I scope out the place and find my target for the evening. She’s drinking chablis (pronounced shab' less) through a straw straight from a plastic cup. Pure class! I make some small talk and learn her name is Jolene. I work up to telling her I want to drive my sausage truck straight to Tuna Town. She agrees she’d like to ride the Traylor Express, so we jump into my Dodge Neon and head to her place.
When we get to her trailer, there are at least six kids running fuckin’ rampant outside! She proudly announces that they’re all hers! It was 2 a.m. by the way…I told you she was classy! She gets all her fuck trophies rounded up and tells them to go inside so we can have some alone time on her faux wood deck. After breaking out the boxed wine – which I’ve come to know and love in situations such as these – we start to get romanitcal.
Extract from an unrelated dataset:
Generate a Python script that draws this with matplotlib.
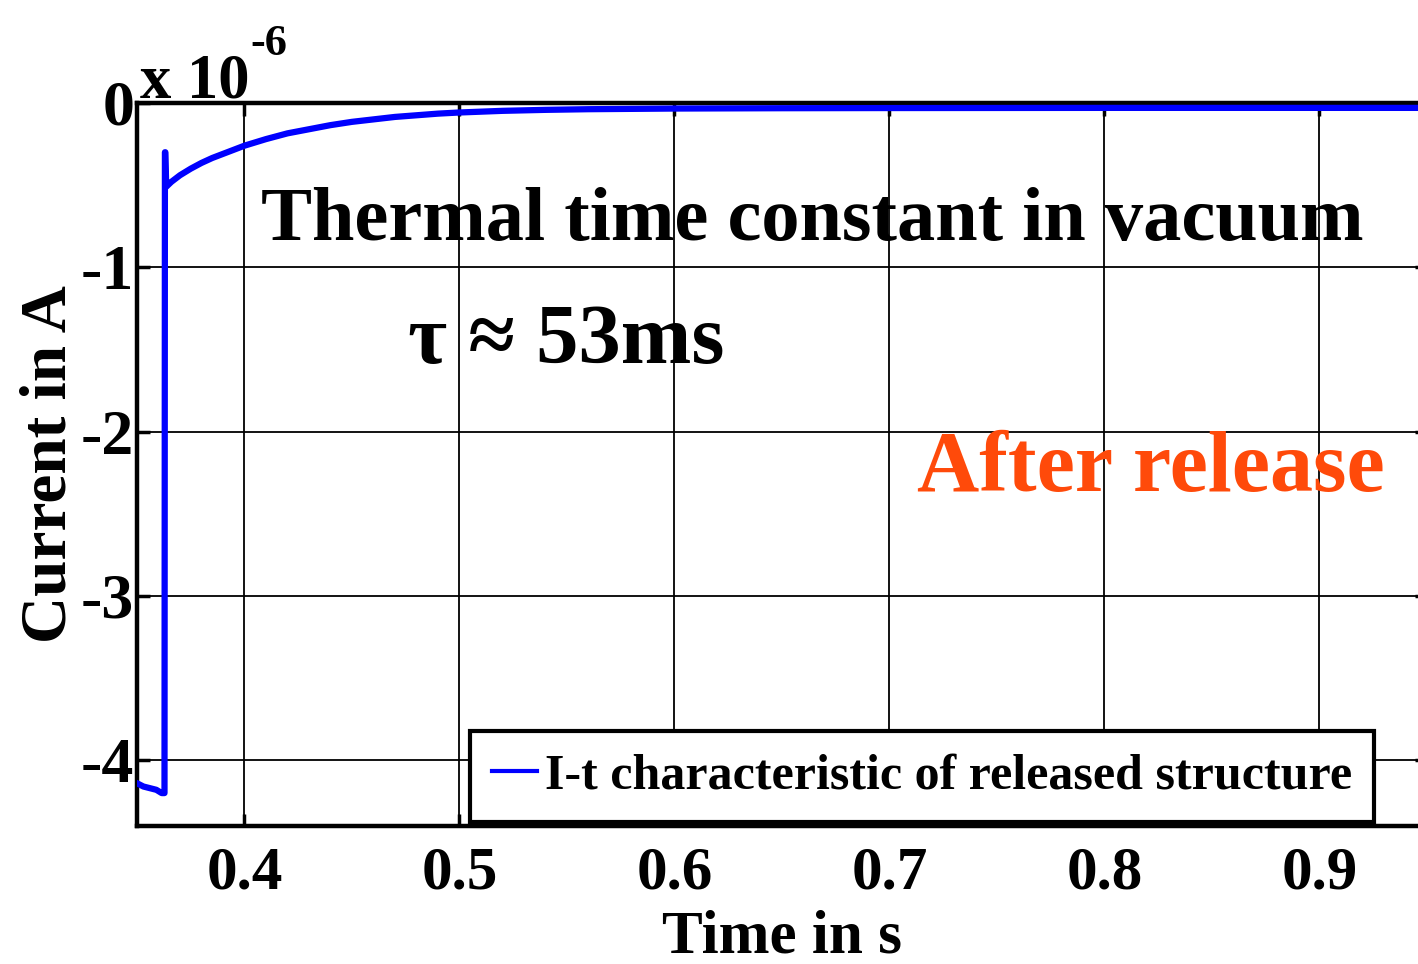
import numpy as np
import matplotlib
matplotlib.use("Agg")
import matplotlib.pyplot as plt

# I-t trace of the released structure, current in units of 1e-6 A
time_s = [0.350, 0.353, 0.356, 0.359, 0.3615, 0.3625, 0.3628, 0.3630, 0.3632,
          0.3636, 0.366, 0.370, 0.375, 0.380, 0.385, 0.390, 0.395, 0.400,
          0.410, 0.420, 0.430, 0.440, 0.450, 0.460, 0.470, 0.480, 0.490,
          0.500, 0.520, 0.540, 0.560, 0.600, 0.650, 0.700, 0.800, 0.950]
current_ua = [-4.14, -4.16, -4.17, -4.18, -4.20, -4.20, -4.20, -0.30, -0.30,
              -0.51, -0.48, -0.44, -0.40, -0.365, -0.335, -0.31, -0.285, -0.26,
              -0.22, -0.185, -0.16, -0.135, -0.115, -0.10, -0.085, -0.075, -0.065,
              -0.058, -0.048, -0.042, -0.038, -0.034, -0.032, -0.031, -0.030, -0.030]

xticks = [0.4, 0.5, 0.6, 0.7, 0.8, 0.9]
xticklabels = ["0.4", "0.5", "0.6", "0.7", "0.8", "0.9"]
yticks = [0, -1, -2, -3, -4]
yticklabels = ["0", "-1", "-2", "-3", "-4"]

plt.rcParams['font.family'] = ['Liberation Serif', 'DejaVu Serif']
plt.rcParams['font.weight'] = 'bold'
plt.rcParams['axes.unicode_minus'] = False

fig = plt.figure(figsize=(14.18, 9.64), dpi=100)
# axes runs a little past the right edge of the canvas
ax = fig.add_axes([0.0966, 0.1432, 0.9097, 0.75])

ax.plot(time_s, current_ua, color="#0000ff", lw=4.5,
        label="I-t characteristic of released structure", zorder=3)

ax.set_xlim(0.35, 0.95)
ax.set_ylim(-4.4, 0)
ax.set_xticks(xticks)
ax.set_xticklabels(xticklabels, fontsize=44, fontweight='bold')
ax.set_yticks(yticks)
ax.set_yticklabels(yticklabels, fontsize=46, fontweight='bold')

ax.grid(True, color="black", lw=1.3)
ax.tick_params(direction="in", length=9, width=2.5, top=True, right=True,
               pad=2)
ax.tick_params(axis="x", pad=14)
for s in ax.spines.values():
    s.set_linewidth(3.2)

ax.set_xlabel("Time in s", fontsize=44, fontweight='bold', labelpad=6)
ax.set_ylabel("Current in A", fontsize=47, fontweight='bold', labelpad=1)

# exponent marker above the y axis
ax.text(0.002, 1.008, "x 10", transform=ax.transAxes, fontsize=45,
        fontweight='bold', ha="left", va="baseline")
ax.text(0.088, 1.066, "-6", transform=ax.transAxes, fontsize=32,
        fontweight='bold', ha="left", va="baseline")

ax.text(0.4075, -0.835, "Thermal time constant in vacuum", fontsize=55,
        fontweight='bold', ha="left", va="baseline")
ax.text(0.476, -1.58, "τ ≈ 53ms", fontsize=61, fontweight='bold',
        ha="left", va="baseline")
ax.text(0.713, -2.36, "After release", fontsize=62, fontweight='bold',
        color="#ff4a0a", ha="left", va="baseline")

leg = ax.legend(loc="lower left", bbox_to_anchor=(0.258, 0.006),
                fontsize=36, frameon=True, fancybox=False, framealpha=1,
                edgecolor="black", handlelength=0.9, handletextpad=0.15,
                borderpad=0.45, borderaxespad=0)
leg.get_frame().set_linewidth(3)
for h in leg.get_lines():
    h.set_linewidth(3)

fig.savefig("out.png", dpi=100)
I unbutton her shorty shorts and, just as I’m about to start fingerbanging her, one of her whore babies walks out wearing these threadbare pajamas with Yodas, C-3P0s and shit all over them. In his nasty little hand he has a gotdamn trumpet! Jesus! Before I know it, he brings the horn up to his pursed love child lips and begins to play that shit like we are Lady and the Tramp eating spaghetti in a back alley. What the fuck!? So here I am fingerbanging his momma under the table to the tune of Mary Had a Little Lamb in the key of G Minor! She keeps saying, “That’s so awesome sweetie!” I know she must be talking to me, because that kid couldn’t play for shit!
This is too much to take – even for me. So before he can start his rendition of Twinkle, Twinkle Little Star, I look down at my pager and tell her it’s my buddy paging me code 6969, which means “your trailer is on fire” and that I have to go. She seems pretty disappointed – I think she was hoping I’d be lucky baby daddy #7. FUCK THAT!!!!
So I go back to my place and break out my Mexican midget porn and commence to lovin’ on myself. I’m sure it was more pleasurable than the abyss that was certainly Jolene.